• **What you will do**: Only the lines starting at the one with "Write the React, TypeScript" and ending at the one with "const y = d3.scaleLinear().domain([0, 1]).range([391, 13]);" should be copied, exactly and with both ends kept.
'''
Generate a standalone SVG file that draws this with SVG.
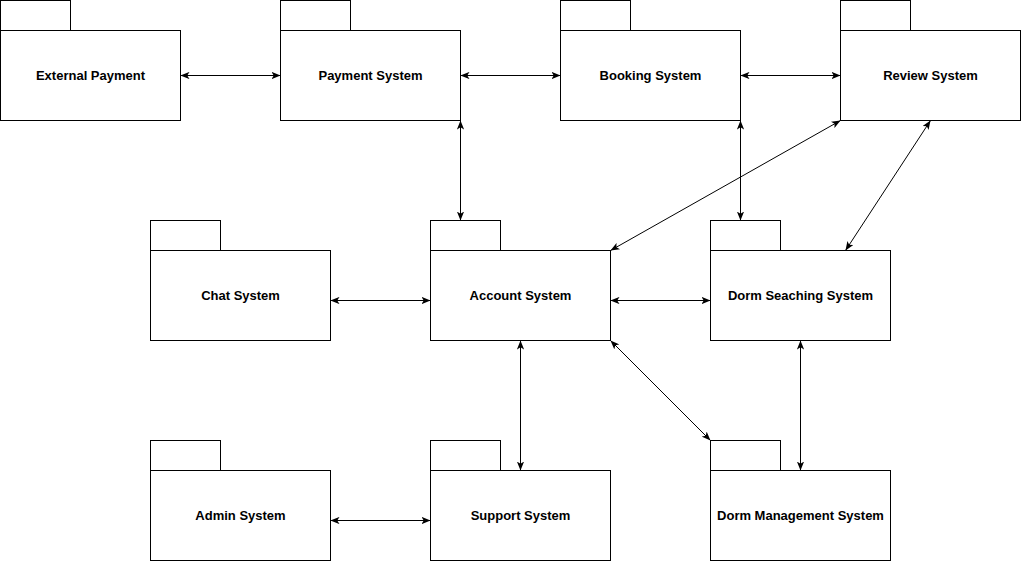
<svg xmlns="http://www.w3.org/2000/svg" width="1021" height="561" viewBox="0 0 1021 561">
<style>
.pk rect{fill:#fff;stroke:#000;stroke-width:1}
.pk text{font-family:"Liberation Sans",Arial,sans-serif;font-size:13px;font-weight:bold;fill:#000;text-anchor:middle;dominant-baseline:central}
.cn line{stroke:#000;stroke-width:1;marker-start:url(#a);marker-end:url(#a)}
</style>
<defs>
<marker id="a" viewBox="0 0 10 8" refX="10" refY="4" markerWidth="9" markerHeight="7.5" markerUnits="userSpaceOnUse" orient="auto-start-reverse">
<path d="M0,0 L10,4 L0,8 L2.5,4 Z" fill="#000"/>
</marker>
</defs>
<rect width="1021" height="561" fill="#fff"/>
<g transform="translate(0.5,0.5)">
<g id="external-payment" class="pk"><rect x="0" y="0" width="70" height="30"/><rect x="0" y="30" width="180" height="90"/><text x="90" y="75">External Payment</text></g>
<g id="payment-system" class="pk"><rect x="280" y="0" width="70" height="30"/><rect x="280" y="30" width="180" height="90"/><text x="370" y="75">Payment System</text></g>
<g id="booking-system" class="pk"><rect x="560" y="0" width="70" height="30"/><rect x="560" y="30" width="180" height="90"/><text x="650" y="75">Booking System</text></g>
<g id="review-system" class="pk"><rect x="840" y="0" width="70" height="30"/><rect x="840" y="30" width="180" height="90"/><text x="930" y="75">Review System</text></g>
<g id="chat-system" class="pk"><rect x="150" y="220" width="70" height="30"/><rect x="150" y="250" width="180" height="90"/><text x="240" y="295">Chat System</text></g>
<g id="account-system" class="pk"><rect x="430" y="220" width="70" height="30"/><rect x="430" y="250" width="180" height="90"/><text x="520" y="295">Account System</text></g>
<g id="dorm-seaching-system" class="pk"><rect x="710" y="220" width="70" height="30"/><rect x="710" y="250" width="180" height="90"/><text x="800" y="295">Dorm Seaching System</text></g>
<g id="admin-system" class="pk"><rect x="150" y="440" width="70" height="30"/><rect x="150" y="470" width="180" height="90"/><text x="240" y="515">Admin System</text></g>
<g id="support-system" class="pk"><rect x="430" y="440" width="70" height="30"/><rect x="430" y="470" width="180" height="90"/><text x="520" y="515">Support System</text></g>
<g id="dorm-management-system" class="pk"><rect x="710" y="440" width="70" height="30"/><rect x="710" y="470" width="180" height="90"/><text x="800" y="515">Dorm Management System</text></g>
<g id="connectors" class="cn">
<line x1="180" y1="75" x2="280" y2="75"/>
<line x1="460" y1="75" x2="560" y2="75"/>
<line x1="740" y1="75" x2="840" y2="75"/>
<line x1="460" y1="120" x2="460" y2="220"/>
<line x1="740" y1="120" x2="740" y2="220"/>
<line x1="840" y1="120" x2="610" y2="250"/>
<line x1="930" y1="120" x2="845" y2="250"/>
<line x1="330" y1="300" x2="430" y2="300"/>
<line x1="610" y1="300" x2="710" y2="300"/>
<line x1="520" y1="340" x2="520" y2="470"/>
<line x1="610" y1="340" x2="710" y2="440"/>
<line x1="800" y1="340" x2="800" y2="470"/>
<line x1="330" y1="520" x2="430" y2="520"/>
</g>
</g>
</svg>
'''
'''
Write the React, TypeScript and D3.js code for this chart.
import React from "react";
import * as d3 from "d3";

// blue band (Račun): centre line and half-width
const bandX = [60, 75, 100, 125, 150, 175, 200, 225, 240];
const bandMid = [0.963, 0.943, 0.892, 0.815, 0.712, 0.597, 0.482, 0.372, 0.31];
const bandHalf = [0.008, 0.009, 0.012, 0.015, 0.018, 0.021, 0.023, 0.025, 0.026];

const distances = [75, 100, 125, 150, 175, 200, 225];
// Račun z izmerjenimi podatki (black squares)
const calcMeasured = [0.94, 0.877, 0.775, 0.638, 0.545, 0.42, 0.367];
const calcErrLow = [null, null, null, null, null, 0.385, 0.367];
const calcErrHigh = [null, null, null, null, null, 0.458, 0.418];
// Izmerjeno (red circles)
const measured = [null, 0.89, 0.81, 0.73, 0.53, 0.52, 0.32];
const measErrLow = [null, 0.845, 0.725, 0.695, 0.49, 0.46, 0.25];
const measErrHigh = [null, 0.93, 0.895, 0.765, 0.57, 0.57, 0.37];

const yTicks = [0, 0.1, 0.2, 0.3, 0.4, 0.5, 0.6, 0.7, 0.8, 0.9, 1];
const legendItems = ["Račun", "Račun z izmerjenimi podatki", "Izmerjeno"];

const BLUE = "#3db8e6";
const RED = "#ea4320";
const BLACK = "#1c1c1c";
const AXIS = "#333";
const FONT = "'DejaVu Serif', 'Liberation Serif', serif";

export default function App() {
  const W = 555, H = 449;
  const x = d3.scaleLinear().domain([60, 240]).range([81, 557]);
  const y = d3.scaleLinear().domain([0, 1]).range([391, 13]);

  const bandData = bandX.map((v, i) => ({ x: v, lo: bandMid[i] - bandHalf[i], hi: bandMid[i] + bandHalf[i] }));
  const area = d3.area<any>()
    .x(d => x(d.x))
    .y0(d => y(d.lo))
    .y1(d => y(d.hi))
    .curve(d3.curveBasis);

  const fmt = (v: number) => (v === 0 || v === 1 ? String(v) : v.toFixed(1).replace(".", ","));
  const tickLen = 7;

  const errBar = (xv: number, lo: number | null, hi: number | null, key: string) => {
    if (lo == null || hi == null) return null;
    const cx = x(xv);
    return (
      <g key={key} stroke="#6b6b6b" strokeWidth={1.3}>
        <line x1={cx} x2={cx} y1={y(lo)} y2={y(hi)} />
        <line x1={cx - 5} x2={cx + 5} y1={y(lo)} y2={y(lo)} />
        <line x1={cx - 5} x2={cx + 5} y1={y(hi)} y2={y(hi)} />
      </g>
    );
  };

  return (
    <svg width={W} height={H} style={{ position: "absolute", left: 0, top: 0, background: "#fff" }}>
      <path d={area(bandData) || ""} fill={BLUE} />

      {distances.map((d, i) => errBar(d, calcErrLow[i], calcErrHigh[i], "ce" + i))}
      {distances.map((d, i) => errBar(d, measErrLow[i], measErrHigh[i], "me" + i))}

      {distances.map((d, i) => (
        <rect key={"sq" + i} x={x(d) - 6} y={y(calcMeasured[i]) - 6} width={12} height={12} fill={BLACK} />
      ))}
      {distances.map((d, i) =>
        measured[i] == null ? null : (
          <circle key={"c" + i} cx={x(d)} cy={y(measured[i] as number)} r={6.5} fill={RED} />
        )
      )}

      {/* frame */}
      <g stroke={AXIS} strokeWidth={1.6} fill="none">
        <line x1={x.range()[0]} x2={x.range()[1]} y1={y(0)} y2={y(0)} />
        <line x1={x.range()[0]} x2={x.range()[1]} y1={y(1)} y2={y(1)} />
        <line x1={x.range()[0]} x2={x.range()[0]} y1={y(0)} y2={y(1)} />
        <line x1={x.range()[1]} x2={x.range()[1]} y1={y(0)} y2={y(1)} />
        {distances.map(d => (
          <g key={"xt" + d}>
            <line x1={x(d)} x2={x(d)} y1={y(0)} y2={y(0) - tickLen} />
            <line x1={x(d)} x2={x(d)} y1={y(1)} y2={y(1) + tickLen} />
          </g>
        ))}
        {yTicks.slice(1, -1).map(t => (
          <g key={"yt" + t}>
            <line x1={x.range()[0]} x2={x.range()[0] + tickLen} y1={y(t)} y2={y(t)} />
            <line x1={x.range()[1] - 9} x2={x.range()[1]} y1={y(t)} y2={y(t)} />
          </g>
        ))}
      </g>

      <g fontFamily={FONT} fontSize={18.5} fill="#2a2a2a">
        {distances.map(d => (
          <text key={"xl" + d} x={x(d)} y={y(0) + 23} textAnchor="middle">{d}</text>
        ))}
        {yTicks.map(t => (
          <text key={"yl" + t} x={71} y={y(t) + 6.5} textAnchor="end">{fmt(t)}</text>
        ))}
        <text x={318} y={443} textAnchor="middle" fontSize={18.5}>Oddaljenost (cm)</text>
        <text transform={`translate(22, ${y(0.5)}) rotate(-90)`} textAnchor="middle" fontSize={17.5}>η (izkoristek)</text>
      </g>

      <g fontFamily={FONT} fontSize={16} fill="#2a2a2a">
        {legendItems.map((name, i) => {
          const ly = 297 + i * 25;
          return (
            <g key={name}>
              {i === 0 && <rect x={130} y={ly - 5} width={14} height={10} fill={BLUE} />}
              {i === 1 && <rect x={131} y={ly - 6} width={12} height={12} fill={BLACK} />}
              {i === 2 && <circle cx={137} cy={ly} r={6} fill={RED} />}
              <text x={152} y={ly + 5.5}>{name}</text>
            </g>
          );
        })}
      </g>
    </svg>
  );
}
'''
• **Written response**:
Write the React, TypeScript and D3.js code for this chart.
import React from "react";
import * as d3 from "d3";

// blue band (Račun): centre line and half-width
const bandX = [60, 75, 100, 125, 150, 175, 200, 225, 240];
const bandMid = [0.963, 0.943, 0.892, 0.815, 0.712, 0.597, 0.482, 0.372, 0.31];
const bandHalf = [0.008, 0.009, 0.012, 0.015, 0.018, 0.021, 0.023, 0.025, 0.026];

const distances = [75, 100, 125, 150, 175, 200, 225];
// Račun z izmerjenimi podatki (black squares)
const calcMeasured = [0.94, 0.877, 0.775, 0.638, 0.545, 0.42, 0.367];
const calcErrLow = [null, null, null, null, null, 0.385, 0.367];
const calcErrHigh = [null, null, null, null, null, 0.458, 0.418];
// Izmerjeno (red circles)
const measured = [null, 0.89, 0.81, 0.73, 0.53, 0.52, 0.32];
const measErrLow = [null, 0.845, 0.725, 0.695, 0.49, 0.46, 0.25];
const measErrHigh = [null, 0.93, 0.895, 0.765, 0.57, 0.57, 0.37];

const yTicks = [0, 0.1, 0.2, 0.3, 0.4, 0.5, 0.6, 0.7, 0.8, 0.9, 1];
const legendItems = ["Račun", "Račun z izmerjenimi podatki", "Izmerjeno"];

const BLUE = "#3db8e6";
const RED = "#ea4320";
const BLACK = "#1c1c1c";
const AXIS = "#333";
const FONT = "'DejaVu Serif', 'Liberation Serif', serif";

export default function App() {
  const W = 555, H = 449;
  const x = d3.scaleLinear().domain([60, 240]).range([81, 557]);
  const y = d3.scaleLinear().domain([0, 1]).range([391, 13]);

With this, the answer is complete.